REPUBLIKA.CO.ID, SEMARANG — Perekonomian dunia yang belum pulih ditengarai masih memberikan dampak negatif bagi pertumbuhan ekonomi regional Provinsi Jawa Tengah (Jateng), hingga triwulan III tahun 2013 ini.
Data yang dirilis BPS menyebutkan pertumbuhan ekonomi regional ini masih mengalami pelambatan dari 6,1 persen (yoy) pada triwulan II menjadi 5,8 persen (yoy) pada triwulan III tahun 2013.
"Indikasi ini terlihat dari melemahnya ekspor luar negeri, terutama di industri tekstil dan produk tekstil (TPT) dalam triwulan III ini," kata Kepala Kantor Perwakilan bank Indonesia Wilayah V, Sutikno, di Semarang, kamis (14/11).
Menurut dia, pertumbuhan nilai ekspor di triwulan III melambat dari 16,10 persen (yoy) di triwulan II menjadi 9,70 persen (yoy).
Amerika Serikat, sebagai tujuan ekspor utama Jawa Tengah, permintaan barang dan jasanya melambat dari 17,04 persen (yoy) pada triwulan II 2013 menjadi 7,12 persen (yoy) pada triwulan III tahun 2013.
Meski demikian, di sisi penggunaan dan konsumsi --terutama rumah tangga dan pemerintah— justru bergerak menguat. "Konsumsi rumah tangga meningkat 5,3 persen (yoy), sedangkan konsumsi pemerintah tumbuh 7,6 persen (yoy)," katanya menegaskan.
Ia juga menegaskan, kinerja konsumsi ini tergolong cukup impresif. Karena terjadi beriringan dengan tingginya inflasi pada triwulan ke-III ini.
Seperti diketahui, inflasi meningkat signifikan pada triwulan III, yaitu dari 5,44 persen (yoy) di triwulan II menjadi 7,72 persen (yoy) pada triwulan III.
Keputusan pemerintah untuk menaikkan harga BBM bersubsidi mendorong tingginya inflasi di triwulan tersebut. Kenaikan harga secara umum juga didorong oleh faktor musiman puasa dan perayaan Idul Fitri.
Selain itu, permasalahan pasokan pada beberapa produk hortikultura seperti bawang merah turut mewarnai tekanan inflasi tersebut. Namun, tekanan inflasi mereda dan kembali pada pola normalnya paska kenaikan harga BBM dan faktor musiman Lebaran.
Sutikno menambahkan, investasi juga tumbuh meningkat menjadi 8,7 persen (yoy), tidak hanya didukung investasi bangunan tetapi juga investasi non bangunan.

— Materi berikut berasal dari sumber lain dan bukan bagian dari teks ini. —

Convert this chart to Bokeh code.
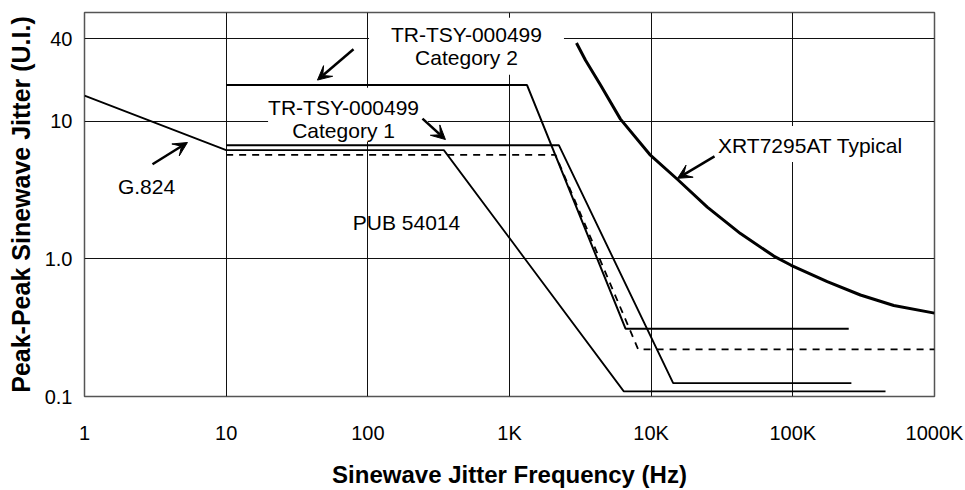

Di lain pihak, impor barang dan jasa yang melonjak tajam melampaui nilai ekspor memberikan kontribusi yang cukup signifikan terhadap perlambatan pertumbuhan ekonomi Jawa Tengah.
Indikasi masih lemahnya permintaan eksternal terlihat pada melambatnya pertumbuhan sektor Industri Pengolahan non-migas. Perlambatan juga terjadi pada sektor Perdagangan.
"Termasuk Hotel dan Restoran (PHR), meski sektor ini masih didorong oleh tingginya permintaan domestik," katanya menjelaskan.
Sementara pertumbuhan yang masih menjanjikan adalah sektor pertanian. Sektor ini tetap meningkat yang didorong meningkatnya luas panen walaupun ditengah kondisi cuaca yang tidak menentu.
Kondisi tersebut terlihat pada deflasi yang terjadi di bulan September 2013. Selain itu, tekanan inflasi dari faktor yang bersifat fundamental juga masih terkendali. "Ini tercermin pada inflasi inti yang masih berada di bawah level lima persen," katanya menegaskan.